Keep only the lines of the listing that include the word "this", and copy them.

GIVEN DATA
┏━━
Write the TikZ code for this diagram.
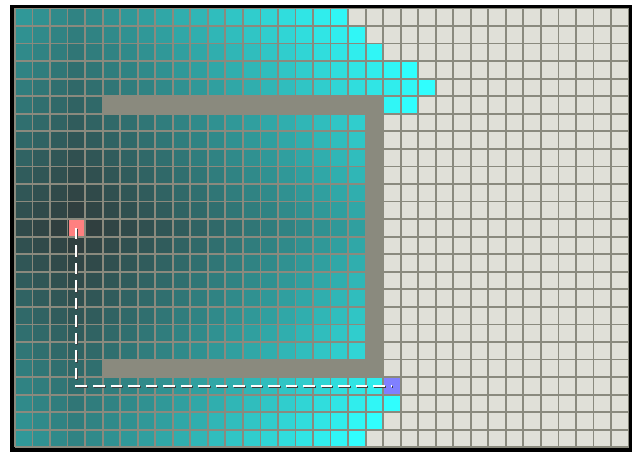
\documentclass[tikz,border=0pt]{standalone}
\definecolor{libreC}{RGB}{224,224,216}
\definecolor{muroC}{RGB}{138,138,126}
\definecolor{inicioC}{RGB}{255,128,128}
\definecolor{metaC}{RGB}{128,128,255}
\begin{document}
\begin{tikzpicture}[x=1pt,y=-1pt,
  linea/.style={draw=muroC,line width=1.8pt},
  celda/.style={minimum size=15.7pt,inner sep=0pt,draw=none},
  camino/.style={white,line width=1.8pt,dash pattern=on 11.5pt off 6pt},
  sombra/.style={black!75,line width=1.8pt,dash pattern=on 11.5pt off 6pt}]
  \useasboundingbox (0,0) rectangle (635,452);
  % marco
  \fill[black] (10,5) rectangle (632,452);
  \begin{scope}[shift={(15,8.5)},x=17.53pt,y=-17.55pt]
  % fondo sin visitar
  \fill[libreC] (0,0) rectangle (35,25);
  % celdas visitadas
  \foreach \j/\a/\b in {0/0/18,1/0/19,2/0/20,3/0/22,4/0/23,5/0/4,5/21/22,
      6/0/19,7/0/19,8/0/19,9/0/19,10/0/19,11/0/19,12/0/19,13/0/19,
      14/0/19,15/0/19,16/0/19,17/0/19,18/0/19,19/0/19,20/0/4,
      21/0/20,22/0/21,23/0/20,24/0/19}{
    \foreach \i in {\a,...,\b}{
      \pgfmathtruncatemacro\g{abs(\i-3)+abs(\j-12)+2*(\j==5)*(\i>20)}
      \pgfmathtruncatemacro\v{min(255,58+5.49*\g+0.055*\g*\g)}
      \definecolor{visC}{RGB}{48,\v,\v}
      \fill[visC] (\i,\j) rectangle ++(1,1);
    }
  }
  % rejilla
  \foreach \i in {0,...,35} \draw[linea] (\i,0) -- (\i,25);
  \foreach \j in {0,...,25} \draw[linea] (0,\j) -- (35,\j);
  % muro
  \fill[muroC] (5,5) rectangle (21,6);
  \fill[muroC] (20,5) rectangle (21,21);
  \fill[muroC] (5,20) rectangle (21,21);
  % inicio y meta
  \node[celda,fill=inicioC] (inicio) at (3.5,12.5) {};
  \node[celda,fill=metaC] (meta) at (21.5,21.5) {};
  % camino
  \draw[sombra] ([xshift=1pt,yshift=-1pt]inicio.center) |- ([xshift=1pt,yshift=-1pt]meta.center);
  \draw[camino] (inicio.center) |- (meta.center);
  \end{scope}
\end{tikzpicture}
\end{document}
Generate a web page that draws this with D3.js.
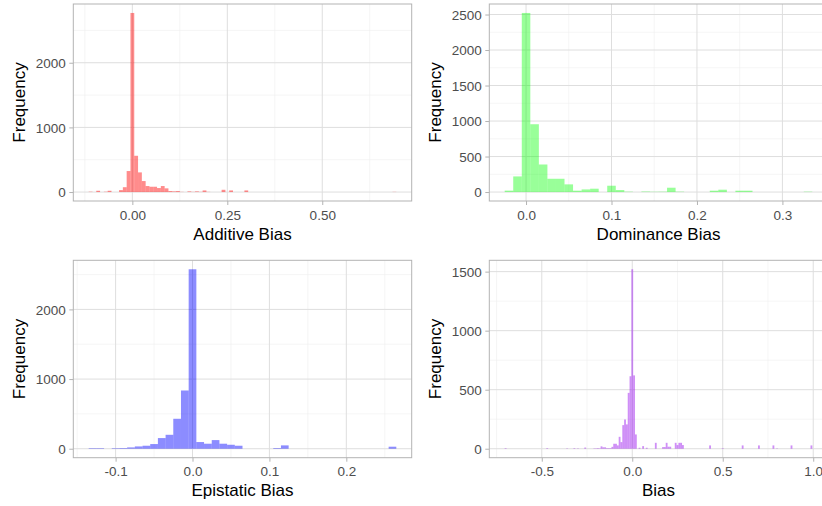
┗━━
┏━━
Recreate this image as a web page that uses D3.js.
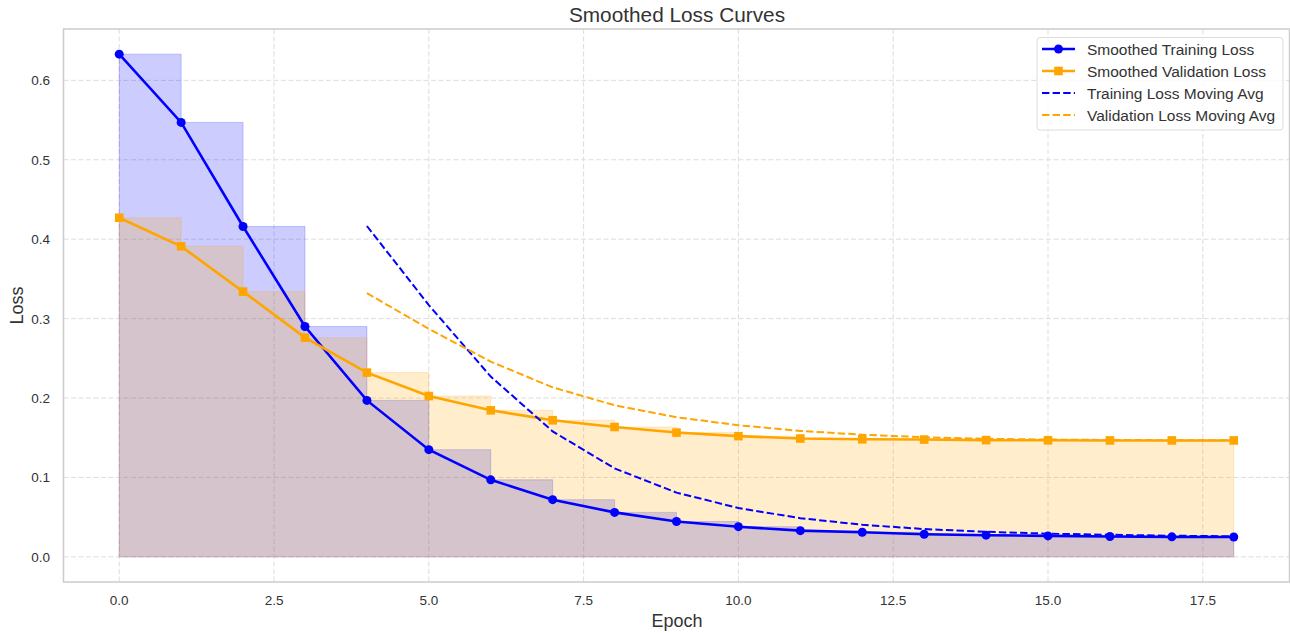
┗━━
┏━━
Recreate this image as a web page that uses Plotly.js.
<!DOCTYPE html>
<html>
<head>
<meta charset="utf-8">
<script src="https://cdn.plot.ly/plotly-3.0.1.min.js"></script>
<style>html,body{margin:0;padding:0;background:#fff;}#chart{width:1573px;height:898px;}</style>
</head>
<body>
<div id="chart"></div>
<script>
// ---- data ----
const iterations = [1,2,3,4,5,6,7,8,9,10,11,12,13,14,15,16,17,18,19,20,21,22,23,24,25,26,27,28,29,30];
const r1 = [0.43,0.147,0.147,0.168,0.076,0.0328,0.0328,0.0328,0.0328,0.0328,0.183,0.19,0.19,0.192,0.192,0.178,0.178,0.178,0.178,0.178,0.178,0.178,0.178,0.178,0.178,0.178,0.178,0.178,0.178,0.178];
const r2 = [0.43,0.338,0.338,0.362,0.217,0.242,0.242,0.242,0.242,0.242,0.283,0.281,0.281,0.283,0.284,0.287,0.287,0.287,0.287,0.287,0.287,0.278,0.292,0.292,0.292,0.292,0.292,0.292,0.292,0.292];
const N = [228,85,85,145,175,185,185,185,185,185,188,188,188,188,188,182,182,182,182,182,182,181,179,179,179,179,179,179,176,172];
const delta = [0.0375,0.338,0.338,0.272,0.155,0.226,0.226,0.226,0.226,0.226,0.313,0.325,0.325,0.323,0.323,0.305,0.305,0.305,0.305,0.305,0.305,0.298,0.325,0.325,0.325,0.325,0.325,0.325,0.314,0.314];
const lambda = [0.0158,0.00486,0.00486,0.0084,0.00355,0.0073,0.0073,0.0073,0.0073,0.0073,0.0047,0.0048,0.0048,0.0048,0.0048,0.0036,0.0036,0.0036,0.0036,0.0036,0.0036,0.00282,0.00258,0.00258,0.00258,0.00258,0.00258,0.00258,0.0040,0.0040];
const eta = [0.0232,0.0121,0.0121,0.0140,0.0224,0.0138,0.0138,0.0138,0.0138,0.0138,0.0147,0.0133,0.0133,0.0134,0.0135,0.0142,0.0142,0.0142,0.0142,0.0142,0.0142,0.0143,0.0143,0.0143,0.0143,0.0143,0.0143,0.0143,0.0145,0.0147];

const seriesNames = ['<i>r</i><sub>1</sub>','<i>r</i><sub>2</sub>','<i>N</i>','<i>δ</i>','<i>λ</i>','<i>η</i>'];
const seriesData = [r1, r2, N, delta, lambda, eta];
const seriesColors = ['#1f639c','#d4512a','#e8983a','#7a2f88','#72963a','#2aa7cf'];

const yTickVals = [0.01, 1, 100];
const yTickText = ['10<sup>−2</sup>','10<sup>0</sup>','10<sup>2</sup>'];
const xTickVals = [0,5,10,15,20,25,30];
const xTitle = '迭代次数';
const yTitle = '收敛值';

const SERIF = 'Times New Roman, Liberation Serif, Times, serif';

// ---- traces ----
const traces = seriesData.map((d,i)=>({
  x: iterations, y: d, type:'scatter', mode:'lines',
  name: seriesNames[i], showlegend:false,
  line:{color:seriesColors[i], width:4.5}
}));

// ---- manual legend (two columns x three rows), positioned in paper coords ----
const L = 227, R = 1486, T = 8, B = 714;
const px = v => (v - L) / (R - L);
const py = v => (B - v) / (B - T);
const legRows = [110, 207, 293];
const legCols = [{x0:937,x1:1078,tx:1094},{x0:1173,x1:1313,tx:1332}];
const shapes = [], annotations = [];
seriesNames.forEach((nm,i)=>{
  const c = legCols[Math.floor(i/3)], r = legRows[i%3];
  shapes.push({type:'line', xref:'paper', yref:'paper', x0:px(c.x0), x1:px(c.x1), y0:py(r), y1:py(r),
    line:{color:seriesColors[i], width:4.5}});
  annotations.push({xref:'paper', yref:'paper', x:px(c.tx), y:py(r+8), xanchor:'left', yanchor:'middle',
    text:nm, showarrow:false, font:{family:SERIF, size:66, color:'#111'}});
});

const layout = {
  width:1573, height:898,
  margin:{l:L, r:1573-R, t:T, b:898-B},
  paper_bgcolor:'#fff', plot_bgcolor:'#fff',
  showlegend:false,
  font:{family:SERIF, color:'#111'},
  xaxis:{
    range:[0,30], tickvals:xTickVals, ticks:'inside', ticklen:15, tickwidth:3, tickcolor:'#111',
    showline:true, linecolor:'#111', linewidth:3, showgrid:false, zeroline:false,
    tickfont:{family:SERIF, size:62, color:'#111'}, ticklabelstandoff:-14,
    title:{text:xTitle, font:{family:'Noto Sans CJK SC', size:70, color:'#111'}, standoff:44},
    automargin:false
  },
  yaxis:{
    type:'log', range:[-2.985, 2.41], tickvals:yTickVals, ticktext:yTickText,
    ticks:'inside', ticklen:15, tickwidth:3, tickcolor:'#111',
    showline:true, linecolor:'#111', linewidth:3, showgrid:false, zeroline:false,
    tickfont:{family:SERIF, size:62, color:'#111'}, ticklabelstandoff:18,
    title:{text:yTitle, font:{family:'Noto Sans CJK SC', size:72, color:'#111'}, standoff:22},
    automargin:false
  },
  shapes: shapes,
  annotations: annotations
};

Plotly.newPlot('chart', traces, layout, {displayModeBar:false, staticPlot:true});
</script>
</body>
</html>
┗━━
THE REPLY
Write the TikZ code for this diagram.
Generate a web page that draws this with D3.js.
Recreate this image as a web page that uses D3.js.
Recreate this image as a web page that uses Plotly.js.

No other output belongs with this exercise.